While working on How To Prove It, I found this in the exercises.
To me, the binomial formula is really trivial, but it’s an interesting thing to prove because it requires manipulating summations and some algebra tricks.
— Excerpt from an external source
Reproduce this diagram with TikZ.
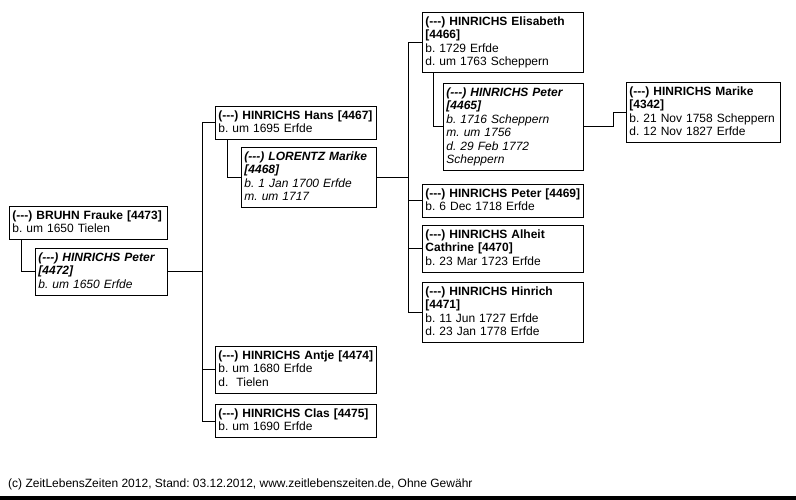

So let’s get started.

Prove that for all real number x and y, and every natural n:
$(x+y)^n = \sum_{k=0}^{n} {n \choose k} x^{n-k} y^k$
We will use mathematical induction on n.

Base case:
$n = 0: (x+y)^0 = 1 = {0 \choose 0} x^0 y^0$

Inductive hypothesis:
Assume that the formula holds for $n = j$ :
$(x+y)^j = \sum_{k=0}^{j} {j \choose k} x^{j-k} y^k$

Using this identity we need to show that it also holds for $n = j + 1$ .

Multiply both sides of the inductive hypothesis by $x + y$ :
$(x+y)^{j+1} = (x+y)\sum_{k=0}^{j} {j \choose k} x^{j-k} y^k$

Now we can split the summation like so:
$(x+y)^{j+1} = \sum_{k=0}^{j} {j \choose k} x^{j-k+1} y^k + \sum_{k=0}^{j} {j \choose k} x^{j-k+1} y^{k+1}$

Consume the first element of the first summation:
$(x+y)^{j+1} = x^{j+1} + \sum_{k=1}^{j} {j \choose k} x^{j-k+1} y^k + \sum_{k=0}^{j} {j \choose k} x^{j-k} y^{k+1}$

Consume the last element of second summation:
$(x+y)^{j+1} = x^{j+1} + y^{j+1} + \sum_{k=1}^{j} {j \choose k} x^{j-k+1} y^k + \sum_{k=0}^{j-1} {j \choose k} x^{j-k} y^{k+1}$

Shift the bounds of the second summation to match the first:
$(x+y)^{j+1} = x^{j+1} + y^{j+1} + \sum_{k=1}^{j} {j \choose k} x^{j-k+1} y^k + \sum_{k=1}^{j} {j \choose {k-1}} x^{j-k+1} y^k$

From here, we can factor the same elements:
$(x+y)^{j+1} = x^{j+1} + y^{j+1} + \sum_{k=1}^{j} [x^{j-k+1} y^k] ({j \choose k} + {j \choose k-1})$

We will use the identity ${j \choose k} + {j \choose {k - 1}} = {{j + 1} \choose k}$ to simplify:
$(x+y)^{j+1} = x^{j+1} + y^{j+1} + \sum_{k=1}^{j} {{j + 1} \choose k} [x^{j-k+1} y^k]$

Note that ${{j + 1} \choose 0} x^{j + 1} y^0 = x^{j+1}$ , so we can insert first element of first summation back into the summation by setting lower bound to 0:
$(x+y)^{j+1} = y^{j+1} + \sum_{k=0}^{j} {{j + 1} \choose k} [x^{j-k+1} y^k]$

Apply similar reasoning for the upper bound to move $y^{j+1}$ inside the summation:
$(x+y)^{j+1} = \sum_{k=0}^{j + 1} {{j + 1} \choose k} [x^{j-k+1} y^k]$